* [WORK INSTRUCTIONS]: Set down the data below without change, skipping the pictures it holds.

---+---

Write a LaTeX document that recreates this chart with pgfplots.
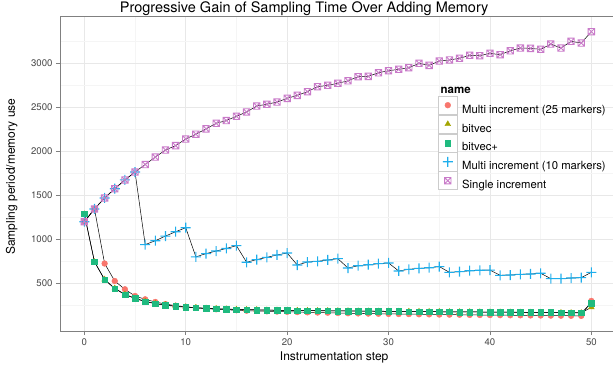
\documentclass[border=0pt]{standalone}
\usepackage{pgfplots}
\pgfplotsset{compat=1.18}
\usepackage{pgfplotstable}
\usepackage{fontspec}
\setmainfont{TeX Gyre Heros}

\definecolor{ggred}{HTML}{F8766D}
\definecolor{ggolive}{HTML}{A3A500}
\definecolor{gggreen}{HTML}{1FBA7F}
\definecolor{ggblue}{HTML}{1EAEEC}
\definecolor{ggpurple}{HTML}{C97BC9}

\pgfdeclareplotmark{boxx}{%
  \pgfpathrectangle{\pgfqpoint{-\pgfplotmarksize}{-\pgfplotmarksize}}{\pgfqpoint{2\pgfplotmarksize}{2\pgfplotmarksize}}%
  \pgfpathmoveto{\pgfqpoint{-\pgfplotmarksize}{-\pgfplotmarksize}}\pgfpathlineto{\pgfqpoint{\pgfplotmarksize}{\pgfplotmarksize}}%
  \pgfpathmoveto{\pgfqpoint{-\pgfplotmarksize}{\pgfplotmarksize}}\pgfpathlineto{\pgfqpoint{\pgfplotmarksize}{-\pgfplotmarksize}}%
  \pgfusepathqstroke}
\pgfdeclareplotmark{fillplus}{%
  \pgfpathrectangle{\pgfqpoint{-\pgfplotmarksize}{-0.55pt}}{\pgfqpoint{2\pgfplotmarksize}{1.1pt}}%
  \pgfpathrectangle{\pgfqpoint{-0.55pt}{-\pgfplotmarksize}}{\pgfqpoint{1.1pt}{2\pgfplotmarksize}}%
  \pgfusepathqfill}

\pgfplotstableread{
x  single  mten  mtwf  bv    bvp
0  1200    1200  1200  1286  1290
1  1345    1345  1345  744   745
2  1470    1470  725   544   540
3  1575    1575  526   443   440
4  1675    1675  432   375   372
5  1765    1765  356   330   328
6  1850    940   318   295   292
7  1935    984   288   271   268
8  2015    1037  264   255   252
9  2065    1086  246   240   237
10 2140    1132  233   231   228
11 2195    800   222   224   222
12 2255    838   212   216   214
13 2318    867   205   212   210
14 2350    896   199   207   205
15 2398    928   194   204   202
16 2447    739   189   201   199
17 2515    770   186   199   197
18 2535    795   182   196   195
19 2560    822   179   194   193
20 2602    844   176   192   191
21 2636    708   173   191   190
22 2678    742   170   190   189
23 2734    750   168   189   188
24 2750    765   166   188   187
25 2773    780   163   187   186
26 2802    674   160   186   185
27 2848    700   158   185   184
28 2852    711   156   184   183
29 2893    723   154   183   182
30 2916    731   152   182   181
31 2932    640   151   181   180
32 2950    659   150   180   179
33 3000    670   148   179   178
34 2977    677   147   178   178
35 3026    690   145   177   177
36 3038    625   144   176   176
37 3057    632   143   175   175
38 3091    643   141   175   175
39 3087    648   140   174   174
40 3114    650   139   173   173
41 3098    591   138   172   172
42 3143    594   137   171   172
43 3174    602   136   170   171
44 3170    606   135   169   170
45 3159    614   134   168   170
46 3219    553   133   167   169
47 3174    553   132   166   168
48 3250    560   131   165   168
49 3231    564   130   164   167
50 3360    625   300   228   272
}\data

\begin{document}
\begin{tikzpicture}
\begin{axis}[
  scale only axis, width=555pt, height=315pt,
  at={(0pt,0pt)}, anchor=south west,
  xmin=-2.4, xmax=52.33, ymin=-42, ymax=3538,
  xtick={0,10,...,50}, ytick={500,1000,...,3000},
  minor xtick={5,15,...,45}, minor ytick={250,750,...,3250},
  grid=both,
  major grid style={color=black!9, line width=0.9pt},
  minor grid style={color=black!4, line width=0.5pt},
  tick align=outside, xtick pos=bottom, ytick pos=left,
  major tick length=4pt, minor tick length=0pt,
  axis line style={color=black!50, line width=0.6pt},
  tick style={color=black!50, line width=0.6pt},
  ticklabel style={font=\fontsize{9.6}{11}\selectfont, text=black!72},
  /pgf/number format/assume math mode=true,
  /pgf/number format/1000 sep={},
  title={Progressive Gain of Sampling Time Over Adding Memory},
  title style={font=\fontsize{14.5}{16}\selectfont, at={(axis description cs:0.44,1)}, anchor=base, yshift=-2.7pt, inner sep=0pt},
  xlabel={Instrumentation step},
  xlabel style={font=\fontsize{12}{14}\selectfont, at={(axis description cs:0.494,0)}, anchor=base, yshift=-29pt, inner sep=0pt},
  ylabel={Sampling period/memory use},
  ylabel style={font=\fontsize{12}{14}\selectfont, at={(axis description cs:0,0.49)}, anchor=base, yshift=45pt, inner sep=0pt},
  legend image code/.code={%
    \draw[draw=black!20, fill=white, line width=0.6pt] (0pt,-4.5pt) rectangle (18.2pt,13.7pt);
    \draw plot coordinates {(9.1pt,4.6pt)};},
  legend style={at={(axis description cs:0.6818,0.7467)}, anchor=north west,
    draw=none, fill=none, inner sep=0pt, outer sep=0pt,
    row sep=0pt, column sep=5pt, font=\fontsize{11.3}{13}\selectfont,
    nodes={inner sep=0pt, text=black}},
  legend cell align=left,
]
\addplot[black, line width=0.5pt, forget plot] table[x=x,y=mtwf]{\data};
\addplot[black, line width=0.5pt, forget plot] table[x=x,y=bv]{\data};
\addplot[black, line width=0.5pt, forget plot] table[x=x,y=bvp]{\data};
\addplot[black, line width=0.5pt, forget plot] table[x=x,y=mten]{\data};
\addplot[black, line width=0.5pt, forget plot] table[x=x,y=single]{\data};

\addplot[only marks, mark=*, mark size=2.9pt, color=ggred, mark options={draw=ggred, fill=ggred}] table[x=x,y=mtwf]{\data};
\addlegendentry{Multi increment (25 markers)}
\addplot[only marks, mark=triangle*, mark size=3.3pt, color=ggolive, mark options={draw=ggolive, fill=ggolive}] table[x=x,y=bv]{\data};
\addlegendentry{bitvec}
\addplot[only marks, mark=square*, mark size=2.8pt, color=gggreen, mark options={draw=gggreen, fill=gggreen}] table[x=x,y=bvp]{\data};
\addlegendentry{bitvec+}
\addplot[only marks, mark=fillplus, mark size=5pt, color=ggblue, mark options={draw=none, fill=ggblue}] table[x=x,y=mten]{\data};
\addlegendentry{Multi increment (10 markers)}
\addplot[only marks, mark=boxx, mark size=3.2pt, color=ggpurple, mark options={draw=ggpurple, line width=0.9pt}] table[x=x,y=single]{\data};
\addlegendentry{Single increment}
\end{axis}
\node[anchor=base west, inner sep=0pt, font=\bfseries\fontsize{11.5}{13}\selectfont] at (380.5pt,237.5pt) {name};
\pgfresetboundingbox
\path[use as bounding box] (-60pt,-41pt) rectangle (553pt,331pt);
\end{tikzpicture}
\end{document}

---+---

* [TASK RESPONSE]:
Write a LaTeX document that recreates this chart with pgfplots.
\documentclass[border=0pt]{standalone}
\usepackage{pgfplots}
\pgfplotsset{compat=1.18}
\usepackage{pgfplotstable}
\usepackage{fontspec}
\setmainfont{TeX Gyre Heros}

\definecolor{ggred}{HTML}{F8766D}
\definecolor{ggolive}{HTML}{A3A500}
\definecolor{gggreen}{HTML}{1FBA7F}
\definecolor{ggblue}{HTML}{1EAEEC}
\definecolor{ggpurple}{HTML}{C97BC9}

\pgfdeclareplotmark{boxx}{%
  \pgfpathrectangle{\pgfqpoint{-\pgfplotmarksize}{-\pgfplotmarksize}}{\pgfqpoint{2\pgfplotmarksize}{2\pgfplotmarksize}}%
  \pgfpathmoveto{\pgfqpoint{-\pgfplotmarksize}{-\pgfplotmarksize}}\pgfpathlineto{\pgfqpoint{\pgfplotmarksize}{\pgfplotmarksize}}%
  \pgfpathmoveto{\pgfqpoint{-\pgfplotmarksize}{\pgfplotmarksize}}\pgfpathlineto{\pgfqpoint{\pgfplotmarksize}{-\pgfplotmarksize}}%
  \pgfusepathqstroke}
\pgfdeclareplotmark{fillplus}{%
  \pgfpathrectangle{\pgfqpoint{-\pgfplotmarksize}{-0.55pt}}{\pgfqpoint{2\pgfplotmarksize}{1.1pt}}%
  \pgfpathrectangle{\pgfqpoint{-0.55pt}{-\pgfplotmarksize}}{\pgfqpoint{1.1pt}{2\pgfplotmarksize}}%
  \pgfusepathqfill}

\pgfplotstableread{
x  single  mten  mtwf  bv    bvp
0  1200    1200  1200  1286  1290
1  1345    1345  1345  744   745
2  1470    1470  725   544   540
3  1575    1575  526   443   440
4  1675    1675  432   375   372
5  1765    1765  356   330   328
6  1850    940   318   295   292
7  1935    984   288   271   268
8  2015    1037  264   255   252
9  2065    1086  246   240   237
10 2140    1132  233   231   228
11 2195    800   222   224   222
12 2255    838   212   216   214
13 2318    867   205   212   210
14 2350    896   199   207   205
15 2398    928   194   204   202
16 2447    739   189   201   199
17 2515    770   186   199   197
18 2535    795   182   196   195
19 2560    822   179   194   193
20 2602    844   176   192   191
21 2636    708   173   191   190
22 2678    742   170   190   189
23 2734    750   168   189   188
24 2750    765   166   188   187
25 2773    780   163   187   186
26 2802    674   160   186   185
27 2848    700   158   185   184
28 2852    711   156   184   183
29 2893    723   154   183   182
30 2916    731   152   182   181
31 2932    640   151   181   180
32 2950    659   150   180   179
33 3000    670   148   179   178
34 2977    677   147   178   178
35 3026    690   145   177   177
36 3038    625   144   176   176
37 3057    632   143   175   175
38 3091    643   141   175   175
39 3087    648   140   174   174
40 3114    650   139   173   173
41 3098    591   138   172   172
42 3143    594   137   171   172
43 3174    602   136   170   171
44 3170    606   135   169   170
45 3159    614   134   168   170
46 3219    553   133   167   169
47 3174    553   132   166   168
48 3250    560   131   165   168
49 3231    564   130   164   167
50 3360    625   300   228   272
}\data

\begin{document}
\begin{tikzpicture}
\begin{axis}[
  scale only axis, width=555pt, height=315pt,
  at={(0pt,0pt)}, anchor=south west,
  xmin=-2.4, xmax=52.33, ymin=-42, ymax=3538,
  xtick={0,10,...,50}, ytick={500,1000,...,3000},
  minor xtick={5,15,...,45}, minor ytick={250,750,...,3250},
  grid=both,
  major grid style={color=black!9, line width=0.9pt},
  minor grid style={color=black!4, line width=0.5pt},
  tick align=outside, xtick pos=bottom, ytick pos=left,
  major tick length=4pt, minor tick length=0pt,
  axis line style={color=black!50, line width=0.6pt},
  tick style={color=black!50, line width=0.6pt},
  ticklabel style={font=\fontsize{9.6}{11}\selectfont, text=black!72},
  /pgf/number format/assume math mode=true,
  /pgf/number format/1000 sep={},
  title={Progressive Gain of Sampling Time Over Adding Memory},
  title style={font=\fontsize{14.5}{16}\selectfont, at={(axis description cs:0.44,1)}, anchor=base, yshift=-2.7pt, inner sep=0pt},
  xlabel={Instrumentation step},
  xlabel style={font=\fontsize{12}{14}\selectfont, at={(axis description cs:0.494,0)}, anchor=base, yshift=-29pt, inner sep=0pt},
  ylabel={Sampling period/memory use},
  ylabel style={font=\fontsize{12}{14}\selectfont, at={(axis description cs:0,0.49)}, anchor=base, yshift=45pt, inner sep=0pt},
  legend image code/.code={%
    \draw[draw=black!20, fill=white, line width=0.6pt] (0pt,-4.5pt) rectangle (18.2pt,13.7pt);
    \draw plot coordinates {(9.1pt,4.6pt)};},
  legend style={at={(axis description cs:0.6818,0.7467)}, anchor=north west,
    draw=none, fill=none, inner sep=0pt, outer sep=0pt,
    row sep=0pt, column sep=5pt, font=\fontsize{11.3}{13}\selectfont,
    nodes={inner sep=0pt, text=black}},
  legend cell align=left,
]
\addplot[black, line width=0.5pt, forget plot] table[x=x,y=mtwf]{\data};
\addplot[black, line width=0.5pt, forget plot] table[x=x,y=bv]{\data};
\addplot[black, line width=0.5pt, forget plot] table[x=x,y=bvp]{\data};
\addplot[black, line width=0.5pt, forget plot] table[x=x,y=mten]{\data};
\addplot[black, line width=0.5pt, forget plot] table[x=x,y=single]{\data};

\addplot[only marks, mark=*, mark size=2.9pt, color=ggred, mark options={draw=ggred, fill=ggred}] table[x=x,y=mtwf]{\data};
\addlegendentry{Multi increment (25 markers)}
\addplot[only marks, mark=triangle*, mark size=3.3pt, color=ggolive, mark options={draw=ggolive, fill=ggolive}] table[x=x,y=bv]{\data};
\addlegendentry{bitvec}
\addplot[only marks, mark=square*, mark size=2.8pt, color=gggreen, mark options={draw=gggreen, fill=gggreen}] table[x=x,y=bvp]{\data};
\addlegendentry{bitvec+}
\addplot[only marks, mark=fillplus, mark size=5pt, color=ggblue, mark options={draw=none, fill=ggblue}] table[x=x,y=mten]{\data};
\addlegendentry{Multi increment (10 markers)}
\addplot[only marks, mark=boxx, mark size=3.2pt, color=ggpurple, mark options={draw=ggpurple, line width=0.9pt}] table[x=x,y=single]{\data};
\addlegendentry{Single increment}
\end{axis}
\node[anchor=base west, inner sep=0pt, font=\bfseries\fontsize{11.5}{13}\selectfont] at (380.5pt,237.5pt) {name};
\pgfresetboundingbox
\path[use as bounding box] (-60pt,-41pt) rectangle (553pt,331pt);
\end{tikzpicture}
\end{document}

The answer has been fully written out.